• **Problem description**: Each entry in the listing below should be restated word for word.

━━━━━ Records for the exercise

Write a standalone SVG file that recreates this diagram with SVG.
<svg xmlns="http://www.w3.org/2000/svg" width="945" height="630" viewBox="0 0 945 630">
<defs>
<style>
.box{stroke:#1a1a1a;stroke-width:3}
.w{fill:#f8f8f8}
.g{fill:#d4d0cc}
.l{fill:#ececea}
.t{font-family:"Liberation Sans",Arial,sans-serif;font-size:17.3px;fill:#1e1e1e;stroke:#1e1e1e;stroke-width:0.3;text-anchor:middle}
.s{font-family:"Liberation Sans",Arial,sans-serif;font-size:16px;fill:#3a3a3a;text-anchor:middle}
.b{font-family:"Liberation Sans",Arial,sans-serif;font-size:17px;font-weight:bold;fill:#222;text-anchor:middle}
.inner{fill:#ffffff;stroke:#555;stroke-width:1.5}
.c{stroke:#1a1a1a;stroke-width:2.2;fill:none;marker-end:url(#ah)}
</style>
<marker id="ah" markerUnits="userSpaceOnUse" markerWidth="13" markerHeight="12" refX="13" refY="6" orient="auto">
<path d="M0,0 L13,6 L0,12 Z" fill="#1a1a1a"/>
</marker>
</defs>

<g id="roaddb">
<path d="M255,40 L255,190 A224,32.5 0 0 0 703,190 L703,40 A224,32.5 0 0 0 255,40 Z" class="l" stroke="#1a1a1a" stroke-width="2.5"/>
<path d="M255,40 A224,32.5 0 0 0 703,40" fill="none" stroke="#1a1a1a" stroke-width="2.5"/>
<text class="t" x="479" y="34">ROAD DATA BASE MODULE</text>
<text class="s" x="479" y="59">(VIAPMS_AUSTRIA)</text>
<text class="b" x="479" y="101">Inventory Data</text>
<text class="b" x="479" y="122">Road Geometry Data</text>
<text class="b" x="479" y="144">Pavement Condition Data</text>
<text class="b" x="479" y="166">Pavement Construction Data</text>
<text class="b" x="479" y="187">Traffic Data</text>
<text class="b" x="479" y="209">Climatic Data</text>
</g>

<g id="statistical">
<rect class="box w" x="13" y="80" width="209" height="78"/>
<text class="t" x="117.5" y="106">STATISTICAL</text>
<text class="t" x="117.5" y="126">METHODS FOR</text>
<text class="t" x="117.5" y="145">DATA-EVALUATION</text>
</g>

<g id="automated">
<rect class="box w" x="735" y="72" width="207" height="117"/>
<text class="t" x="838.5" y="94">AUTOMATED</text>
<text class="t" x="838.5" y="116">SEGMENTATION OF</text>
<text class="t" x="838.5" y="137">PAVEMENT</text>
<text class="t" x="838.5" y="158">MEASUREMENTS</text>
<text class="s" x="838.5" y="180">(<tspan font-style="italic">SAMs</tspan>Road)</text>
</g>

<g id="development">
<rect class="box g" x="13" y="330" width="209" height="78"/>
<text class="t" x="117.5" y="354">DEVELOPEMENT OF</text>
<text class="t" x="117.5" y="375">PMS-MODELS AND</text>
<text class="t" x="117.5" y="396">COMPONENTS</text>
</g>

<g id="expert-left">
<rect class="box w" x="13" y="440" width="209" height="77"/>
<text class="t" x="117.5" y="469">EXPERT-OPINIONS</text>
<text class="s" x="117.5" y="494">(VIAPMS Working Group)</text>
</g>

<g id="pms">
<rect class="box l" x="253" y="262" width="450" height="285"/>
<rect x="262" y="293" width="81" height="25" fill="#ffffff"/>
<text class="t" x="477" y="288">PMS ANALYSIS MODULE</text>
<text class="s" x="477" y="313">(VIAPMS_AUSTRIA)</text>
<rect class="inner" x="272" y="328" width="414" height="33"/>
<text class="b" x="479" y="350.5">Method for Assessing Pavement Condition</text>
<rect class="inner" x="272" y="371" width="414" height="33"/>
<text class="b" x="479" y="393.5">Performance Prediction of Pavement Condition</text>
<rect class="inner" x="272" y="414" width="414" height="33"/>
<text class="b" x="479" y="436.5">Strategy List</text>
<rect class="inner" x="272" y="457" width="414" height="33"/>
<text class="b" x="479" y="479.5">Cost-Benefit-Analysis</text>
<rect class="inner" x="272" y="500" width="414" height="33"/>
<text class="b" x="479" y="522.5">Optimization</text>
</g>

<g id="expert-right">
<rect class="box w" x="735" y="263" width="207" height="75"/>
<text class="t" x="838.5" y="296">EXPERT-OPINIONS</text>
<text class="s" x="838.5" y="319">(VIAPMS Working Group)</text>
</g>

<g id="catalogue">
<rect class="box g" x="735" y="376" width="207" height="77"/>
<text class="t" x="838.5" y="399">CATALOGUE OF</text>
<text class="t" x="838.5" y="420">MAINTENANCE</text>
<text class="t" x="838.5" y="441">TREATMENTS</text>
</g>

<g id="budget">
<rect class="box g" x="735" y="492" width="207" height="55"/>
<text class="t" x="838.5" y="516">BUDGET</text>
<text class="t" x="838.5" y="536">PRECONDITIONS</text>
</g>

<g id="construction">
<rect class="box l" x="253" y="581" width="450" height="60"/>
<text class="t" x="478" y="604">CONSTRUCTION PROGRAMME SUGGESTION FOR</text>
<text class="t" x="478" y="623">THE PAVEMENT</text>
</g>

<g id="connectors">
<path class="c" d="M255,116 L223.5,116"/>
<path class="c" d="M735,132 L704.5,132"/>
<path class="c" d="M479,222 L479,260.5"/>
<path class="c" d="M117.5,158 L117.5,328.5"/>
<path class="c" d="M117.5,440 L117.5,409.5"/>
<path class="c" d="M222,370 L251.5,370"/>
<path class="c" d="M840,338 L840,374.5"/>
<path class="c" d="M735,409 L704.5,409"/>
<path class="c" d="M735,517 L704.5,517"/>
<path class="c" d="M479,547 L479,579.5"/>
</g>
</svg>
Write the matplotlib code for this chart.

━━━━━━━━━━

• **Task solution**:
Write a standalone SVG file that recreates this diagram with SVG.
<svg xmlns="http://www.w3.org/2000/svg" width="945" height="630" viewBox="0 0 945 630">
<defs>
<style>
.box{stroke:#1a1a1a;stroke-width:3}
.w{fill:#f8f8f8}
.g{fill:#d4d0cc}
.l{fill:#ececea}
.t{font-family:"Liberation Sans",Arial,sans-serif;font-size:17.3px;fill:#1e1e1e;stroke:#1e1e1e;stroke-width:0.3;text-anchor:middle}
.s{font-family:"Liberation Sans",Arial,sans-serif;font-size:16px;fill:#3a3a3a;text-anchor:middle}
.b{font-family:"Liberation Sans",Arial,sans-serif;font-size:17px;font-weight:bold;fill:#222;text-anchor:middle}
.inner{fill:#ffffff;stroke:#555;stroke-width:1.5}
.c{stroke:#1a1a1a;stroke-width:2.2;fill:none;marker-end:url(#ah)}
</style>
<marker id="ah" markerUnits="userSpaceOnUse" markerWidth="13" markerHeight="12" refX="13" refY="6" orient="auto">
<path d="M0,0 L13,6 L0,12 Z" fill="#1a1a1a"/>
</marker>
</defs>

<g id="roaddb">
<path d="M255,40 L255,190 A224,32.5 0 0 0 703,190 L703,40 A224,32.5 0 0 0 255,40 Z" class="l" stroke="#1a1a1a" stroke-width="2.5"/>
<path d="M255,40 A224,32.5 0 0 0 703,40" fill="none" stroke="#1a1a1a" stroke-width="2.5"/>
<text class="t" x="479" y="34">ROAD DATA BASE MODULE</text>
<text class="s" x="479" y="59">(VIAPMS_AUSTRIA)</text>
<text class="b" x="479" y="101">Inventory Data</text>
<text class="b" x="479" y="122">Road Geometry Data</text>
<text class="b" x="479" y="144">Pavement Condition Data</text>
<text class="b" x="479" y="166">Pavement Construction Data</text>
<text class="b" x="479" y="187">Traffic Data</text>
<text class="b" x="479" y="209">Climatic Data</text>
</g>

<g id="statistical">
<rect class="box w" x="13" y="80" width="209" height="78"/>
<text class="t" x="117.5" y="106">STATISTICAL</text>
<text class="t" x="117.5" y="126">METHODS FOR</text>
<text class="t" x="117.5" y="145">DATA-EVALUATION</text>
</g>

<g id="automated">
<rect class="box w" x="735" y="72" width="207" height="117"/>
<text class="t" x="838.5" y="94">AUTOMATED</text>
<text class="t" x="838.5" y="116">SEGMENTATION OF</text>
<text class="t" x="838.5" y="137">PAVEMENT</text>
<text class="t" x="838.5" y="158">MEASUREMENTS</text>
<text class="s" x="838.5" y="180">(<tspan font-style="italic">SAMs</tspan>Road)</text>
</g>

<g id="development">
<rect class="box g" x="13" y="330" width="209" height="78"/>
<text class="t" x="117.5" y="354">DEVELOPEMENT OF</text>
<text class="t" x="117.5" y="375">PMS-MODELS AND</text>
<text class="t" x="117.5" y="396">COMPONENTS</text>
</g>

<g id="expert-left">
<rect class="box w" x="13" y="440" width="209" height="77"/>
<text class="t" x="117.5" y="469">EXPERT-OPINIONS</text>
<text class="s" x="117.5" y="494">(VIAPMS Working Group)</text>
</g>

<g id="pms">
<rect class="box l" x="253" y="262" width="450" height="285"/>
<rect x="262" y="293" width="81" height="25" fill="#ffffff"/>
<text class="t" x="477" y="288">PMS ANALYSIS MODULE</text>
<text class="s" x="477" y="313">(VIAPMS_AUSTRIA)</text>
<rect class="inner" x="272" y="328" width="414" height="33"/>
<text class="b" x="479" y="350.5">Method for Assessing Pavement Condition</text>
<rect class="inner" x="272" y="371" width="414" height="33"/>
<text class="b" x="479" y="393.5">Performance Prediction of Pavement Condition</text>
<rect class="inner" x="272" y="414" width="414" height="33"/>
<text class="b" x="479" y="436.5">Strategy List</text>
<rect class="inner" x="272" y="457" width="414" height="33"/>
<text class="b" x="479" y="479.5">Cost-Benefit-Analysis</text>
<rect class="inner" x="272" y="500" width="414" height="33"/>
<text class="b" x="479" y="522.5">Optimization</text>
</g>

<g id="expert-right">
<rect class="box w" x="735" y="263" width="207" height="75"/>
<text class="t" x="838.5" y="296">EXPERT-OPINIONS</text>
<text class="s" x="838.5" y="319">(VIAPMS Working Group)</text>
</g>

<g id="catalogue">
<rect class="box g" x="735" y="376" width="207" height="77"/>
<text class="t" x="838.5" y="399">CATALOGUE OF</text>
<text class="t" x="838.5" y="420">MAINTENANCE</text>
<text class="t" x="838.5" y="441">TREATMENTS</text>
</g>

<g id="budget">
<rect class="box g" x="735" y="492" width="207" height="55"/>
<text class="t" x="838.5" y="516">BUDGET</text>
<text class="t" x="838.5" y="536">PRECONDITIONS</text>
</g>

<g id="construction">
<rect class="box l" x="253" y="581" width="450" height="60"/>
<text class="t" x="478" y="604">CONSTRUCTION PROGRAMME SUGGESTION FOR</text>
<text class="t" x="478" y="623">THE PAVEMENT</text>
</g>

<g id="connectors">
<path class="c" d="M255,116 L223.5,116"/>
<path class="c" d="M735,132 L704.5,132"/>
<path class="c" d="M479,222 L479,260.5"/>
<path class="c" d="M117.5,158 L117.5,328.5"/>
<path class="c" d="M117.5,440 L117.5,409.5"/>
<path class="c" d="M222,370 L251.5,370"/>
<path class="c" d="M840,338 L840,374.5"/>
<path class="c" d="M735,409 L704.5,409"/>
<path class="c" d="M735,517 L704.5,517"/>
<path class="c" d="M479,547 L479,579.5"/>
</g>
</svg>
Write the matplotlib code for this chart.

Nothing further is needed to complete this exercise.